● “早く!”とまくしたてるのは、すべて親の都合。子どもは親の所有物にあらず
「早くしたいのは親の一方的な都合の場合がほとんどです。子どもには、子どもの都合があるのかもしれません。例えば、“早くおもちゃ片付けなさい!”と、言われたとき、まだもう少し遊んでからと思っていたのかも? “早く宿題しなさい!”と言われたとき、子どもはおやつを食べ終わってからやろうと決めていた可能性もありますね。つまり、子どもも自分がしたいことの優先順位がある立派な人間だと理解することが大事だ」と、立石先生は話します。
「もしかすると、親御さんの心のどこかに、“意のままに操れる自分の所有物”というおごりがあるのかもしれません。そこをまず捨てましょう! そうすることで、命令ばかりしている自分を冷静に顧みることができるのです」
もちろん、どうしても時間の制限があって早くしてほしいときもある。
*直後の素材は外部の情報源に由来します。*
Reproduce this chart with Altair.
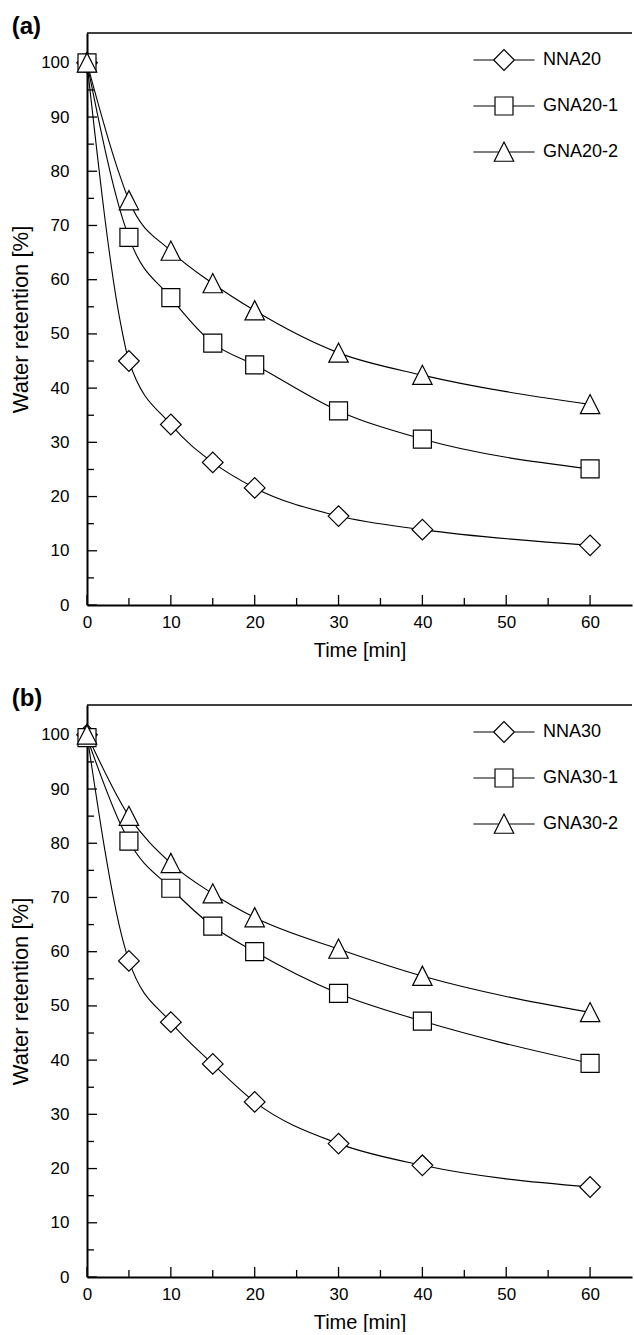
import altair as alt
import pandas as pd

# ---------------- data ----------------
time = [0, 5, 10, 15, 20, 30, 40, 60]

a_names = ["NNA20", "GNA20-1", "GNA20-2"]
a_nna = [100, 45.0, 33.3, 26.3, 21.6, 16.4, 13.9, 11.0]
a_gna1 = [100, 67.8, 56.7, 48.3, 44.3, 35.8, 30.6, 25.1]
a_gna2 = [100, 74.6, 65.3, 59.3, 54.3, 46.5, 42.4, 37.0]

b_names = ["NNA30", "GNA30-1", "GNA30-2"]
b_nna = [100, 58.3, 47.0, 39.3, 32.3, 24.6, 20.6, 16.6]
b_gna1 = [99.5, 80.4, 71.7, 64.7, 60.0, 52.3, 47.2, 39.4]
b_gna2 = [100, 85.0, 76.3, 70.7, 66.3, 60.5, 55.5, 48.8]

# extra points (between the markers)
a_nna_extra_t = [4.0]
a_nna_extra_v = [52.0]
a_gna1_extra_t = [4.3]
a_gna1_extra_v = [71.0]
a_gna2_extra_t = [3.7]
a_gna2_extra_v = [80.2]
b_nna_extra_t = [4.3]
b_nna_extra_v = [62.0]
b_gna1_extra_t = [4.0]
b_gna1_extra_v = [83.5]
b_gna2_extra_t = []
b_gna2_extra_v = []

x_major = [0, 10, 20, 30, 40, 50, 60]
x_minor = [5, 15, 25, 35, 45, 55]
y_major = [0, 10, 20, 30, 40, 50, 60, 70, 80, 90, 100]
y_minor = [5, 15, 25, 35, 45, 55, 65, 75, 85, 95]

FONT = "Liberation Sans"
W, H = 545, 572

marker_paths = [
    "M-1.15,0L0,-1.15L1.15,0L0,1.15Z",
    "M-1,-1H1V1H-1Z",
    "M-1.08,1.03H1.08L0,-1.1Z",
]
legend_paths = [
    "M-3.4,0H-1.15M1.15,0H3.4M-1.15,0L0,-1.15L1.15,0L0,1.15Z",
    "M-3.4,0H-1M1,0H3.4M-1,-1H1V1H-1Z",
    "M-3.4,0H-0.55M0.55,0H3.4M-1.08,1.03H1.08L0,-1.1Z",
]


def panel(tag, names, vals, extras):
    prow, lrow = [], []
    for name, v, (et, ev) in zip(names, vals, extras):
        for t, y in zip(time, v):
            prow.append({"t": t, "v": y, "series": name})
            lrow.append({"t": t, "v": y, "series": name})
        for t, y in zip(et, ev):
            lrow.append({"t": t, "v": y, "series": name})
    pts = pd.DataFrame(prow)
    lns = pd.DataFrame(lrow).sort_values(["series", "t"])

    xs = alt.Scale(domain=[0, 65], nice=False, zero=False)
    ys = alt.Scale(domain=[0, 105.5], nice=False, zero=False)

    xaxis = alt.Axis(values=x_major, ticks=False, grid=False, title="Time [min]",
                     labelFont=FONT, labelFontSize=17, labelColor="black",
                     labelPadding=9, titleFont=FONT, titleFontSize=20,
                     titleFontWeight="normal", titleColor="black", titlePadding=10,
                     domainColor="black", domainWidth=2, labelFlush=False)
    yaxis = alt.Axis(values=y_major, ticks=False, grid=False, title="Water retention [%]",
                     labelFont=FONT, labelFontSize=17, labelColor="black",
                     labelPadding=18, titleFont=FONT, titleFontSize=22,
                     titleFontWeight="normal", titleColor="black", titlePadding=8,
                     domainColor="black", domainWidth=2, labelFlush=False)

    X = lambda f: alt.X(f, scale=xs, axis=xaxis)
    Y = lambda f: alt.Y(f, scale=ys, axis=yaxis)

    line = alt.Chart(lns).mark_line(color="black", strokeWidth=1.1,
                                    interpolate="monotone").encode(
        x=X("t:Q"), y=Y("v:Q"), detail="series:N", order="t:Q",
    )
    layers = [line]
    # top frame line
    layers.append(alt.Chart(pd.DataFrame({"v": [105.5]})).mark_rule(
        color="black", strokeWidth=1.5).encode(y=Y("v:Q"), x=alt.value(0), x2=alt.value(W)))
    for vals_, ln in [(y_major, 10), (y_minor, 7)]:
        layers.append(alt.Chart(pd.DataFrame({"v": vals_})).mark_rule(
            color="black", strokeWidth=1.3).encode(y=Y("v:Q"), x=alt.value(0), x2=alt.value(ln)))
    for vals_, ln in [(x_major, 10), (x_minor, 7)]:
        layers.append(alt.Chart(pd.DataFrame({"t": vals_})).mark_rule(
            color="black", strokeWidth=1.3).encode(x=X("t:Q"), y=alt.value(H), y2=alt.value(H - ln)))

    points = alt.Chart(pts).mark_point(filled=True, fill="white", stroke="black",
                                       strokeWidth=1.2, size=324, opacity=1).encode(
        x=X("t:Q"), y=Y("v:Q"),
        shape=alt.Shape("series:N", scale=alt.Scale(domain=names, range=marker_paths),
                        legend=None))
    leg = alt.Chart(pts).mark_point(color="black", size=324, opacity=0).encode(
        x=X("t:Q"), y=Y("v:Q"),
        shape=alt.Shape("series:N", scale=alt.Scale(domain=names, range=legend_paths),
                        legend=alt.Legend(orient="none", legendX=407, legendY=17, title=None,
                                          labelFont=FONT, labelFontSize=18, labelColor="black",
                                          rowPadding=21, labelOffset=29, padding=0,
                                          labelLimit=0, symbolSize=324, symbolOpacity=1,
                                          symbolStrokeWidth=1.2)))
    layers += [points, leg]

    return alt.layer(*layers).resolve_scale(shape="independent").properties(
        width=W, height=H,
        title=alt.Title(tag, anchor="start", frame="bounds", font=FONT, fontSize=24,
                        fontWeight="bold", color="black", offset=-7, dx=2))


pa = panel("(a)", a_names, [a_nna, a_gna1, a_gna2],
           [(a_nna_extra_t, a_nna_extra_v), (a_gna1_extra_t, a_gna1_extra_v),
            (a_gna2_extra_t, a_gna2_extra_v)])
pb = panel("(b)", b_names, [b_nna, b_gna1, b_gna2],
           [(b_nna_extra_t, b_nna_extra_v), (b_gna1_extra_t, b_gna1_extra_v),
            (b_gna2_extra_t, b_gna2_extra_v)])

chart = alt.vconcat(pa, pb, spacing=27).resolve_scale(
    shape="independent").resolve_legend(shape="independent").properties(
    padding={"left": 9, "top": 15, "right": 0, "bottom": 0},
    background="white",
).configure_view(strokeWidth=0)

chart.save("out.html", embed_options={"renderer": "svg", "actions": False})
そういうときは、具体的に早くしなければならない理由を理解させる工夫が効果的だという。
「“早く! 早く!”という指示命令で行動することは、犬のしつけのような“条件反射”にすぎず、本当に急がなければという自主性にはつながりません。なぜ、そうしなければならないのか? ということをきちんと話して理解させることが行動につながる近道です。その真意が伝わらなければ、毎日毎日同じことの繰り返しで、親御さんはいつまでも叱り続けなければならないのです」
限られた時間のなかで様々なことをこなさなければならないのも、ママの現実。ならば。一方的にまくしたてるのではなく、きちんとコミュニケーションをとって状況を理解させ、やがては子どもの自主性につなげられるようにしたいものですね!